While the Apostle John was destined to write about the apocalypse over 2,000 years ago, Nicholas Negroponte currently writes about a brighter and a more enlighten world through technology. Mr. Negroponte is one of the early disciples of computer technology and Chairman Emeritus of Massachusetts Institute of Technology’s Media Lab. He is also the progressive founder of the One Laptop per Child Foundation which aims to provide each child with a rugged, low-cost, low-power, connected laptop. He believes that with access to the computer, children are more engaged in their own education.

For over 25 years, Mr. Negroponte and his wife have had a home on Patmos and have selflessly provided the island’s 3,000 plus residents with free wireless broadband web access.

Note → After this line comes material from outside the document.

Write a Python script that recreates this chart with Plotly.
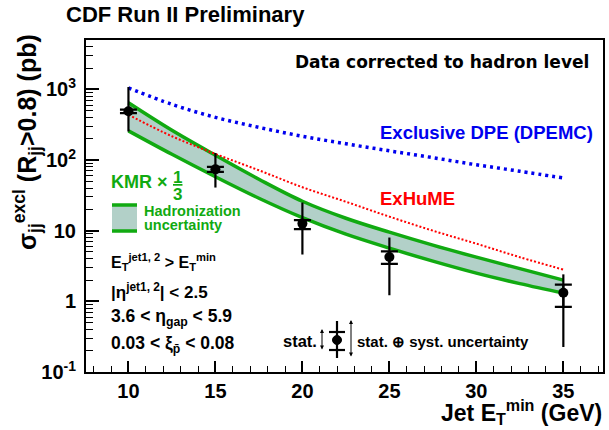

In spite of being isolated on the eastern borderline of the Aegean Sea and being the northernmost island of the Dodecanese island group, the world is only a key-stroke away for the citizens of this remote and rocky island. Unfortunately, the Negroponte’s were not home when I was there, but I did manage to invite myself to a Greek Orthodox wedding.

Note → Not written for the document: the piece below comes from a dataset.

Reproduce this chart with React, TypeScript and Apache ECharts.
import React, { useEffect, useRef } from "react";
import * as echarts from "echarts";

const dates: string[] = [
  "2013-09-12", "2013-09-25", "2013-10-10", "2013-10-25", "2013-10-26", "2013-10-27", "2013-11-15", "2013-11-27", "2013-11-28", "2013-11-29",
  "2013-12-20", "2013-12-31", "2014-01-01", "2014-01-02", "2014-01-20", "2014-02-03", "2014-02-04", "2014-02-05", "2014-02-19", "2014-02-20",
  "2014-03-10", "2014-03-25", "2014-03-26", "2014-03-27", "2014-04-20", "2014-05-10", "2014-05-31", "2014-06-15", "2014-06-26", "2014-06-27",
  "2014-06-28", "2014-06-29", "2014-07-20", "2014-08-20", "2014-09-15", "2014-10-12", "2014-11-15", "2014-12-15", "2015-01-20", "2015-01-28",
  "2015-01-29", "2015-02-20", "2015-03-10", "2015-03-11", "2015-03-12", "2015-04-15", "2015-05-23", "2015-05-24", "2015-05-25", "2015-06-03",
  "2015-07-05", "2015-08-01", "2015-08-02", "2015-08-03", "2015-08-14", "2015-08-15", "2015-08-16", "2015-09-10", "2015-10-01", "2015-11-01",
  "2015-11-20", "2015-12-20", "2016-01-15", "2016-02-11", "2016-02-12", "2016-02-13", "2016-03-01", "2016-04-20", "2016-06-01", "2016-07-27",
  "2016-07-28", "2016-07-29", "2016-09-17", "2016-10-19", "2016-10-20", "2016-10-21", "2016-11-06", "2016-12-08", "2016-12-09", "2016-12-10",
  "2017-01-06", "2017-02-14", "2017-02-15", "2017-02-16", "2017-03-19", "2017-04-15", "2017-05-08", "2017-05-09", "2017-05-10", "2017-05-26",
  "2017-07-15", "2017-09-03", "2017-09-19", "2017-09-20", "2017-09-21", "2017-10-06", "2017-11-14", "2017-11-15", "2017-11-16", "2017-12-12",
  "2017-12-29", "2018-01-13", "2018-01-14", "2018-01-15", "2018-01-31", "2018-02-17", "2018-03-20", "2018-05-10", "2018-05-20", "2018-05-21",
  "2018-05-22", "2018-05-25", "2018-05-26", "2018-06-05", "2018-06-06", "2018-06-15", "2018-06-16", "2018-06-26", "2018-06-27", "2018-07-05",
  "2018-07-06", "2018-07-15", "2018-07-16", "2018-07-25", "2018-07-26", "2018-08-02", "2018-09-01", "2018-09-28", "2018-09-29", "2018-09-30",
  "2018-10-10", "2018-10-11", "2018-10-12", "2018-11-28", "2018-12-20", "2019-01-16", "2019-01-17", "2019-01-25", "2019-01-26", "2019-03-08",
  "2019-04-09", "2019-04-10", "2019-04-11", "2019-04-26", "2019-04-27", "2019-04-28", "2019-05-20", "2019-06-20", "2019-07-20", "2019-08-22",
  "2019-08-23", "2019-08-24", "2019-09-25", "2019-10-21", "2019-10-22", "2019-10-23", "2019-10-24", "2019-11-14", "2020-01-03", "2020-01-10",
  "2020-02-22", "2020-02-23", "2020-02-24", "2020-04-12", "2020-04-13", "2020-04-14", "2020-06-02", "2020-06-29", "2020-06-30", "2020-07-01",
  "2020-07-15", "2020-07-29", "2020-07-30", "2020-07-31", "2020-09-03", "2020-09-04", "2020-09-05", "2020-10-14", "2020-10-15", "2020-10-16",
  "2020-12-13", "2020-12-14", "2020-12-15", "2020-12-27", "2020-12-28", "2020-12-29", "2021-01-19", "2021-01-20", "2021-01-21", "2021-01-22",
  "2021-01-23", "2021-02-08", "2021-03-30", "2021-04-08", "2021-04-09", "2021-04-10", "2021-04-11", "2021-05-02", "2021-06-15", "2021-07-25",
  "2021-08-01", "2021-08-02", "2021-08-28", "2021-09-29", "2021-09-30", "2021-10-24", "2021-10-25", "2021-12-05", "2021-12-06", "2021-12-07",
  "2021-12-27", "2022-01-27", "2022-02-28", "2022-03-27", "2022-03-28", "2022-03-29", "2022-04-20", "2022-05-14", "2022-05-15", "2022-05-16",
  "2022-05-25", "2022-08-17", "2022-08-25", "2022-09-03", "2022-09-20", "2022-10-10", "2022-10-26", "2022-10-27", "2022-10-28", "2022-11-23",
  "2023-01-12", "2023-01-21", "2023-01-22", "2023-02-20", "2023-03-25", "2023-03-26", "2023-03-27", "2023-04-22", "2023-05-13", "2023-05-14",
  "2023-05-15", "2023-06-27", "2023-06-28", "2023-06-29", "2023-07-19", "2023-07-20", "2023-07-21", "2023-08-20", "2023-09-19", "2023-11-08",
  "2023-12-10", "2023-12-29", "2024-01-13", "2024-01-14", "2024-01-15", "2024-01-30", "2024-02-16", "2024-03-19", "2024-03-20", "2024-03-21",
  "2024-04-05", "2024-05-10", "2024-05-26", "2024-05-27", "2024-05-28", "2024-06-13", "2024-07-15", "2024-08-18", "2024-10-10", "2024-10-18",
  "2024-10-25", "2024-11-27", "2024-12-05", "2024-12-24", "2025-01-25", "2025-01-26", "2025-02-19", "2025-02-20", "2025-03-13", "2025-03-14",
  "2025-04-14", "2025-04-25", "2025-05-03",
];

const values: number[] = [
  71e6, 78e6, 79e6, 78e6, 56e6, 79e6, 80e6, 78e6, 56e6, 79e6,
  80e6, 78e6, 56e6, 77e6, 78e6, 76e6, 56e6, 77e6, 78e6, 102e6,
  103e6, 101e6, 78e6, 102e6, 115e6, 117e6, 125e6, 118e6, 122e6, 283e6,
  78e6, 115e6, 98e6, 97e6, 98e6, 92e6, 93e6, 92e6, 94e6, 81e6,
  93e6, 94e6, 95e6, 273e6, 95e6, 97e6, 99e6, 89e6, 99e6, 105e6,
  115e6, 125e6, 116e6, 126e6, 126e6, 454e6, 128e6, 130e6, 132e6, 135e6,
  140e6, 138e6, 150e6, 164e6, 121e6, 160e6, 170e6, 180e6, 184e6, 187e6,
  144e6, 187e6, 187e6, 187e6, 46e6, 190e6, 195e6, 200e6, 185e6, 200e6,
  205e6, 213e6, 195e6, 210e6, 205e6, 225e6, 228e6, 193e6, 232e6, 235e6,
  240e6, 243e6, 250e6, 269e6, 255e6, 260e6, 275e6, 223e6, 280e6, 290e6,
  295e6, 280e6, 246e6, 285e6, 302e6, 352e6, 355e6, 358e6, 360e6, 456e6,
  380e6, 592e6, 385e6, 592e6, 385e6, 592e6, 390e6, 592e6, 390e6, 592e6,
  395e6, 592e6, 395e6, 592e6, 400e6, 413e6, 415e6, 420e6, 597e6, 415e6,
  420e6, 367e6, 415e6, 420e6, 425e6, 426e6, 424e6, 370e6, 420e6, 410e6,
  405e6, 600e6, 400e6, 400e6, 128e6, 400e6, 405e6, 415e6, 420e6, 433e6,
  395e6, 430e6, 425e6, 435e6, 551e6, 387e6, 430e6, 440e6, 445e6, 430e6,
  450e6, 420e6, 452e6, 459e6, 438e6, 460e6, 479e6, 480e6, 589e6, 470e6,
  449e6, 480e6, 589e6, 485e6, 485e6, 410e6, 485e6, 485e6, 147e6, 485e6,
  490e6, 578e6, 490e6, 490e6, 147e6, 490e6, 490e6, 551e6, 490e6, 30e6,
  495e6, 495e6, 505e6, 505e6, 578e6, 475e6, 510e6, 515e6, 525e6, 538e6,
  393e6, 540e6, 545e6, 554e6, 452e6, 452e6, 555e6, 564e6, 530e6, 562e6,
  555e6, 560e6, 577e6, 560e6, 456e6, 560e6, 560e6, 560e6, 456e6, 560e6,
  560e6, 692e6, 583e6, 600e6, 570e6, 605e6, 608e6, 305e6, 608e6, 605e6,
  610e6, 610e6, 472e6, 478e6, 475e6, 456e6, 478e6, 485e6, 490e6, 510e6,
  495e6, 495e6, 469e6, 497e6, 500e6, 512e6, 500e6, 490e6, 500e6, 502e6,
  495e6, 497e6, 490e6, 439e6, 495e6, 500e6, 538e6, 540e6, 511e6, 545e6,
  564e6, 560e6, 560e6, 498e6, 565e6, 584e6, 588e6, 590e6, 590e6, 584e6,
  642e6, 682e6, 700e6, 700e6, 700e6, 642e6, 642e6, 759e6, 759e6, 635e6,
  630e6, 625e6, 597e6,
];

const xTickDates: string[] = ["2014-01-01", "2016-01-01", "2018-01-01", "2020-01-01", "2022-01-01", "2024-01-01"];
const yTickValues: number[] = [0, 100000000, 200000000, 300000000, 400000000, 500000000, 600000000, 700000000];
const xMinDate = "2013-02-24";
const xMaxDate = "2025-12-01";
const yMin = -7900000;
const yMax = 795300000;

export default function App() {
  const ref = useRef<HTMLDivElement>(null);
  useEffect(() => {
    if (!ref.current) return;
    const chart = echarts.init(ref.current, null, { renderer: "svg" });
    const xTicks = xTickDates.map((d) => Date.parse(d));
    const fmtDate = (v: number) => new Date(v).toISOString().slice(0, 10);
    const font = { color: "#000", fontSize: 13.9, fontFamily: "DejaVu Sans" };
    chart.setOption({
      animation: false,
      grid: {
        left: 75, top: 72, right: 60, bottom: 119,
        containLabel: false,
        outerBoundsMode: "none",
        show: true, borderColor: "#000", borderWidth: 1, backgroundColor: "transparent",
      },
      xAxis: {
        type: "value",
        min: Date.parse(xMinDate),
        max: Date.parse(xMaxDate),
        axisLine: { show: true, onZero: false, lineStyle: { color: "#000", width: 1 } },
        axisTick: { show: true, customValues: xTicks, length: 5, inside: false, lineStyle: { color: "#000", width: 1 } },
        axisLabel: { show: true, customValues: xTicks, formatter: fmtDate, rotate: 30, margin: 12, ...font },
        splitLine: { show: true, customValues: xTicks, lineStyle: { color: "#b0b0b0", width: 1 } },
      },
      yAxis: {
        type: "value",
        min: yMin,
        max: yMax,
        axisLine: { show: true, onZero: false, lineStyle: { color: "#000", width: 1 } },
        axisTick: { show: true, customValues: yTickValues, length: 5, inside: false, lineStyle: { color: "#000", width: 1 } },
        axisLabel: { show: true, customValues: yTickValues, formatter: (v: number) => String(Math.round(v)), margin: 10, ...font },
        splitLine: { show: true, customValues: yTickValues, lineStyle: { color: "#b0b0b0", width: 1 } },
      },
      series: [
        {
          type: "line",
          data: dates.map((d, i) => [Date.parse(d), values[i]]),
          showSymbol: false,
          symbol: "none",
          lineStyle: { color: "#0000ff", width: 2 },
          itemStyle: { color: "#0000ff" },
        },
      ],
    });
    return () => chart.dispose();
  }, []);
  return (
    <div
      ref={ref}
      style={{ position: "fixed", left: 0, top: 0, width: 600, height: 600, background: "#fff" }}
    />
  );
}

Greek Orthodox weddings are always on Sunday. They aren’t performed after Easter and Christmas, nor during periods of fasting or the day preceding a Holy Day. Vows aren’t exchanged since marriage is considered a union between two people in love, not a contractual agreement. Wedding bands are traditionally worn on the right hand, not the left. The bride may throw a pomegranate instead of the bouquet (duck if you’ve had too many uzos). The many seeds of the pomegranate symbolize the fertile possibilities between the two young lovers. At the reception, plates are broken on the dance floor (or some other hard surface) for good luck. A member of the immediate family begins and others quickly join in with much yelling and laughing as the plates shatter.

Patmos covers only 34 square kilometers (13.1 sq. miles) with its greatest length of about 25 kilometers (9.6 miles). For such an isolated little island, the poet Peter Porter said it best in his poem “Saint John on Patmos”: “For the right visions you need a desert or an island.”